Deux cents avortements

L’interrogatoire des jeunes filles a permis de dévoiler l’étendue du réseau et la gravité du phénomène. Le médecin, qui aurait pratiqué plus de 200 avortements (les fœtus étaient enterrés dans le jardin de l’hôtel), a été arrêté et radié de l’Ordre des médecins quelques semaines plus tard.

Bien que la prostitution soit sanctionnée par la loi libanaise, aucune des soixante-quinze jeunes filles n’a été poursuivie en justice. Elles ont été considérées comme des victimes et remises à des Associations de prise en charge de victimes d’abus sexuels et de violences corporelles.
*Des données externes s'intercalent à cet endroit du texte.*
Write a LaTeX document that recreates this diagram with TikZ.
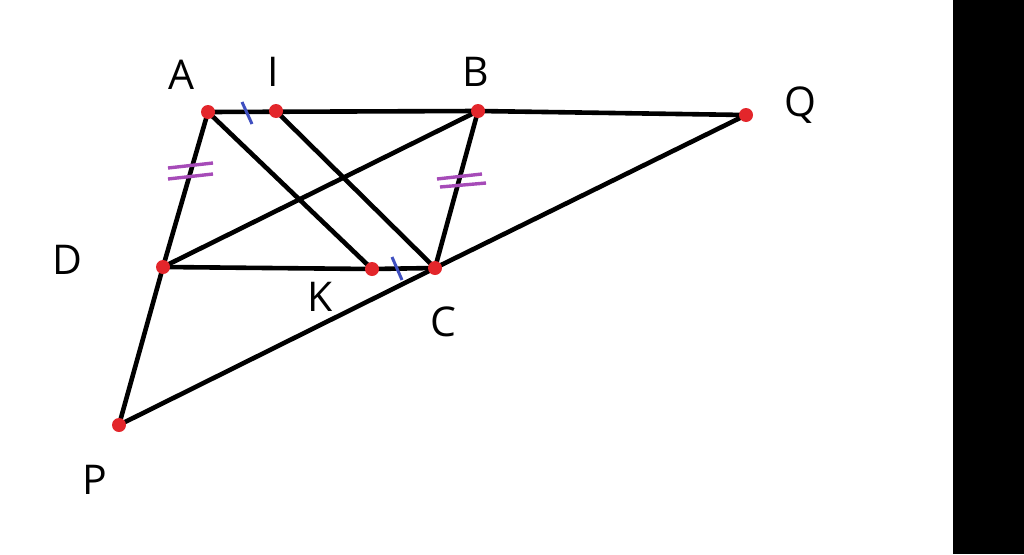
\documentclass[tikz,border=0pt]{standalone}
\usepackage{fontspec}
\setmainfont{Open Sans}
\definecolor{tblue}{HTML}{3F4FC0}
\definecolor{tpurp}{HTML}{A64BB8}
\definecolor{dotred}{HTML}{E3262B}
\begin{document}
\begin{tikzpicture}[x=1pt,y=-1pt,
  seg/.style={line width=4.6pt,line cap=round},
  pt/.style={circle,fill=dotred,inner sep=0pt,minimum size=14pt},
  lbl/.style={font=\fontsize{41}{44}\selectfont,inner sep=0pt},
  tickb/.style={draw=tblue,line width=3pt},
  tickp/.style={draw=tpurp,line width=3.4pt}]
\useasboundingbox (0,0) rectangle (1024,554);
\fill[black] (953,0) rectangle (1024,554);
% points
\coordinate (A) at (208,112);
\coordinate (I) at (276,111);
\coordinate (B) at (478,111);
\coordinate (Q) at (746,115);
\coordinate (D) at (163,267);
\coordinate (K) at (372,269);
\coordinate (C) at (435,268);
\coordinate (P) at (119,425);
% segments
\draw[seg] (A) -- (B) -- (Q);
\draw[seg] (A) -- (D) -- (P);
\draw[seg] (P) -- (C) -- (Q);
\draw[seg] (D) -- (K) -- (C);
\draw[seg] (B) -- (C);
\draw[seg] (D) -- (B);
\draw[seg] (A) -- (K);
\draw[seg] (I) -- (C);
% ticks
\draw[tickb] (242,102) -- (252,124);
\draw[tickb] (392,257) -- (402,280);
\draw[tickp] (168,168) -- (213,163);
\draw[tickp] (168,179) -- (213,174);
\draw[tickp] (437,179) -- (482,174);
\draw[tickp] (440,187) -- (486,183);
% dots
\foreach \p in {A,I,B,Q,D,K,C,P} \node[pt] (n\p) at (\p) {};
% labels
\node[lbl] (lA) at (181,75) {A};
\node[lbl] (lI) at (273,72) {I};
\node[lbl] (lB) at (476,72) {B};
\node[lbl] (lQ) at (800,105) {Q};
\node[lbl] (lD) at (67,260) {D};
\node[lbl] (lK) at (320,297) {K};
\node[lbl] (lC) at (443,322) {C};
\node[lbl] (lP) at (95,480) {P};
\end{tikzpicture}
\end{document}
Après ce scandale, la police des mœurs a redoublé d’efforts pour traquer les intermédiaires, les proxénètes et fermer les maisons closes. En mai, un réseau a pu être démantelé et une vingtaine de jeunes filles libérées. Dimanche 12 juin, la police a annoncé le démantèlement d’un réseau de prostitution à Safra, non loin de Maameltein. Cinq Syriennes soupçonnées de se livrer à la prostitution ont été arrêtées ainsi que six suspects, quatre Syriens et deux Libanais.
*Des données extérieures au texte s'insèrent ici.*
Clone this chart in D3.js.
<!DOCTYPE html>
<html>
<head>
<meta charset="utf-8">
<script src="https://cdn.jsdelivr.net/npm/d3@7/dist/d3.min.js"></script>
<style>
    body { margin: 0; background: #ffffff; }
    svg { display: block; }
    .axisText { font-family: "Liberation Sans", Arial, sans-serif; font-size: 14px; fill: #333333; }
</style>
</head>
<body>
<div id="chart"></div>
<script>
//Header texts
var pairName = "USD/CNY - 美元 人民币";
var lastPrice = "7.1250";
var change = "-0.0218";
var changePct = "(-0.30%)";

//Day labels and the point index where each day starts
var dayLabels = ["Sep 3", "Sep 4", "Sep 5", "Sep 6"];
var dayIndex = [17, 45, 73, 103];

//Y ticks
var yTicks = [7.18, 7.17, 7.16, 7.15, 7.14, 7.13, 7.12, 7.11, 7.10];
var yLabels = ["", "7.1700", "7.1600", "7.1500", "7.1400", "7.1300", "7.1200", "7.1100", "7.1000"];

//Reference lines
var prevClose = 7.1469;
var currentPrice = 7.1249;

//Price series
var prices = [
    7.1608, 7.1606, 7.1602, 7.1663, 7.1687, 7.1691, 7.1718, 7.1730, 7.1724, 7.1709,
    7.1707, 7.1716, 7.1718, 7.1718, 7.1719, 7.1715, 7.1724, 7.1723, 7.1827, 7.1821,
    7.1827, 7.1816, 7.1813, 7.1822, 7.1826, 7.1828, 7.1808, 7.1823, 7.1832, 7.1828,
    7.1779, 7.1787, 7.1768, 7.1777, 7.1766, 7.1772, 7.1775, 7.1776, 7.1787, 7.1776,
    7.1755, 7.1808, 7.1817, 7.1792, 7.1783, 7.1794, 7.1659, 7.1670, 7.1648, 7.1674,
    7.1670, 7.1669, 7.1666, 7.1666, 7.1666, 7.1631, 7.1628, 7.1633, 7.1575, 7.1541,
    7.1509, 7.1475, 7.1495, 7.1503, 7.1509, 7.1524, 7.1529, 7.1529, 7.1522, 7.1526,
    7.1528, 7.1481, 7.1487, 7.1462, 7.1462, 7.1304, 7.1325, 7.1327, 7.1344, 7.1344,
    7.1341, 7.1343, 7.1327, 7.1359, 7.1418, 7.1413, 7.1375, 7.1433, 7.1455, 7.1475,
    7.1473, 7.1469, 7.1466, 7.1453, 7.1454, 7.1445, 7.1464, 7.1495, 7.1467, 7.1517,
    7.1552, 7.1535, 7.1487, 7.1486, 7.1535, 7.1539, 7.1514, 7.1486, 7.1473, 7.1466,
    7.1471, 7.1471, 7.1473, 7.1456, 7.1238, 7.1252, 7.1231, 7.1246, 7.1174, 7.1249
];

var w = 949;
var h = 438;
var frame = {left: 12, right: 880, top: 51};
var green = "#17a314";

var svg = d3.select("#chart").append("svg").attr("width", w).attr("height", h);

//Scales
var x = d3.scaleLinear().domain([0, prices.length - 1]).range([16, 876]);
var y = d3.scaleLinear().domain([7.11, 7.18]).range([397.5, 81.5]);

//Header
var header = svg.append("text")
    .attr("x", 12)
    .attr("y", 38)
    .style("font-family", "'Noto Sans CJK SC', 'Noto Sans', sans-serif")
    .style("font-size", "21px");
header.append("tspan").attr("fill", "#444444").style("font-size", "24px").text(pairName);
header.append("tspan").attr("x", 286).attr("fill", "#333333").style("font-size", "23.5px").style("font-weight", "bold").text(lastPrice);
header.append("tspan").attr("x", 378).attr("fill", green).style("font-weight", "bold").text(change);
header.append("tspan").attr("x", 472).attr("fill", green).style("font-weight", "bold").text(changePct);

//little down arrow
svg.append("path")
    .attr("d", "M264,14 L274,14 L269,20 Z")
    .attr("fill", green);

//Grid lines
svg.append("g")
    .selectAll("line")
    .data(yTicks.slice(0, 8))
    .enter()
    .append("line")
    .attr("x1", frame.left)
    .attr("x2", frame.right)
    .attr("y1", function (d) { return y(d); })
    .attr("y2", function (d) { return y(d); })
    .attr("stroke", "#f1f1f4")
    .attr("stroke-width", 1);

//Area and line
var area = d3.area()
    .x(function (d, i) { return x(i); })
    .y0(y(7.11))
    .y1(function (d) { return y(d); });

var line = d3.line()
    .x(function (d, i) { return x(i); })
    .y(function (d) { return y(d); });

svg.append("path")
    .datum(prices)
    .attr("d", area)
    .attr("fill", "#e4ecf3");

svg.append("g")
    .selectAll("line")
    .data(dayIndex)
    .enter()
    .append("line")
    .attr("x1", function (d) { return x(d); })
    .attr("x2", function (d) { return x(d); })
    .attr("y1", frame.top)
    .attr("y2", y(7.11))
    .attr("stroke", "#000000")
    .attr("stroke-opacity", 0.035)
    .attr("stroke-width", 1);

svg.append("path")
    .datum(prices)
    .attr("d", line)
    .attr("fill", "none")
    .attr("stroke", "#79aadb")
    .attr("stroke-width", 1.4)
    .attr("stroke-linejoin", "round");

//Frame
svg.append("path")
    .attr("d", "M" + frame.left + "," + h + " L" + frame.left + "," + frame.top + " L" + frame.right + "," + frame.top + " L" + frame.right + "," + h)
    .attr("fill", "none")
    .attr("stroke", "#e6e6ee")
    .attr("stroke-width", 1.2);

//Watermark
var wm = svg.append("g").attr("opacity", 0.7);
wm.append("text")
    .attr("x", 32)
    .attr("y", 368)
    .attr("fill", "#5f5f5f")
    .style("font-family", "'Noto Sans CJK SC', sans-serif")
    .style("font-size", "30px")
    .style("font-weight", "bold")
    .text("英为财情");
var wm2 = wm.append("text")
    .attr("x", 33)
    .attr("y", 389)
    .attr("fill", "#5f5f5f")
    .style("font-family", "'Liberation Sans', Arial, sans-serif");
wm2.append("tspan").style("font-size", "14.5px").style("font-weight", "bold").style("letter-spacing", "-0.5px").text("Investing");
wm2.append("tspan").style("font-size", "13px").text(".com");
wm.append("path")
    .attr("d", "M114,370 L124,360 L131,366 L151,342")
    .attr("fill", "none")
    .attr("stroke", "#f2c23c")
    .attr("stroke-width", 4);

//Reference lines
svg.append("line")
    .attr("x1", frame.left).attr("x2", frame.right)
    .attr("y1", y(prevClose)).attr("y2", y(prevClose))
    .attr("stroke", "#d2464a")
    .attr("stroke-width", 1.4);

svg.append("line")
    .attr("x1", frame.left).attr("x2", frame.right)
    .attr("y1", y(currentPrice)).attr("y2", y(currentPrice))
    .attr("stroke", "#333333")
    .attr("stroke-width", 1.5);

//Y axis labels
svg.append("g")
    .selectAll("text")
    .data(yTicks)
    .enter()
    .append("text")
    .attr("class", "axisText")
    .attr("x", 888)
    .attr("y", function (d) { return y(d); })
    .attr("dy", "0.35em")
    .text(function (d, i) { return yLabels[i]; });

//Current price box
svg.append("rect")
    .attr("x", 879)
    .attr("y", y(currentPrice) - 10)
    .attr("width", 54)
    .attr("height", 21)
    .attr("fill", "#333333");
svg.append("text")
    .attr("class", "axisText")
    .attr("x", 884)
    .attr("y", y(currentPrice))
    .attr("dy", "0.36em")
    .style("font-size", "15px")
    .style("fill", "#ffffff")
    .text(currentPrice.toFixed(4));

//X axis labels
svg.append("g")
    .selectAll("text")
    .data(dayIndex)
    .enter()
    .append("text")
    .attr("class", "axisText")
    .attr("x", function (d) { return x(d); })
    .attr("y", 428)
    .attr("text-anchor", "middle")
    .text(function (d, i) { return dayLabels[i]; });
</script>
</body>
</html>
Des sources de sécurité indiquent que le phénomène, qui existe depuis longtemps, a pris une ampleur considérable depuis la guerre en Syrie, qui a fait près de sept millions de réfugiés, dont 1,5 million accueillis au Liban. « Nous pensons que des centaines de jeunes Syriennes, venant de milieux défavorisés, ont été attirées au Liban et transformées en esclaves sexuelles, affirme-t-on de même source. La police des mœurs libanaise n’a ni les effectifs suffisants ni les moyens nécessaires pour lutter contre ce phénomène ».
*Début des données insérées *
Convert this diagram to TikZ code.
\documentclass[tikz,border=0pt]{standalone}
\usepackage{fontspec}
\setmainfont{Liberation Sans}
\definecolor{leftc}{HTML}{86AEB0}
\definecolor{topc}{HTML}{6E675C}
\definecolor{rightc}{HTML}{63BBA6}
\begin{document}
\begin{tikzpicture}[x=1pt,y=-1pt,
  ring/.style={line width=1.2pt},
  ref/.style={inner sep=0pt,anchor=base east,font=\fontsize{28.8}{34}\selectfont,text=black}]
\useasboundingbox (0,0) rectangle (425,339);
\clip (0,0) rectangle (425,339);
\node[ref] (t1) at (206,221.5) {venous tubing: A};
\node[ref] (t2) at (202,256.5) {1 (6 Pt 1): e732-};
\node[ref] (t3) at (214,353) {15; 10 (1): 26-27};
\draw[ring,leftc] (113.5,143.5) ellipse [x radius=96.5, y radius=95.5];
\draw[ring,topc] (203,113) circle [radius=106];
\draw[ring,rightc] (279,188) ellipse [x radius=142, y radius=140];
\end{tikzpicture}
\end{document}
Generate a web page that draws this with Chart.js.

La mission est d’autant plus difficile que la coopération entre les services de police libanais et syriens a pratiquement cessé, pour des raisons politiques, depuis le début de la guerre.

« J’ai eu la chance d’être libérée de l’enfer. Mais je sais qu’en ce moment même, des centaines de jeunes filles syriennes de mon âge doivent souffrir ce que nous avons vécu. Je ne sais pas si elles auront la même chance… je l’espère », affirme Nermine d’une voix brisée.

* Les noms des jeunes filles citées dans cet article ont été modifiés à leur demande.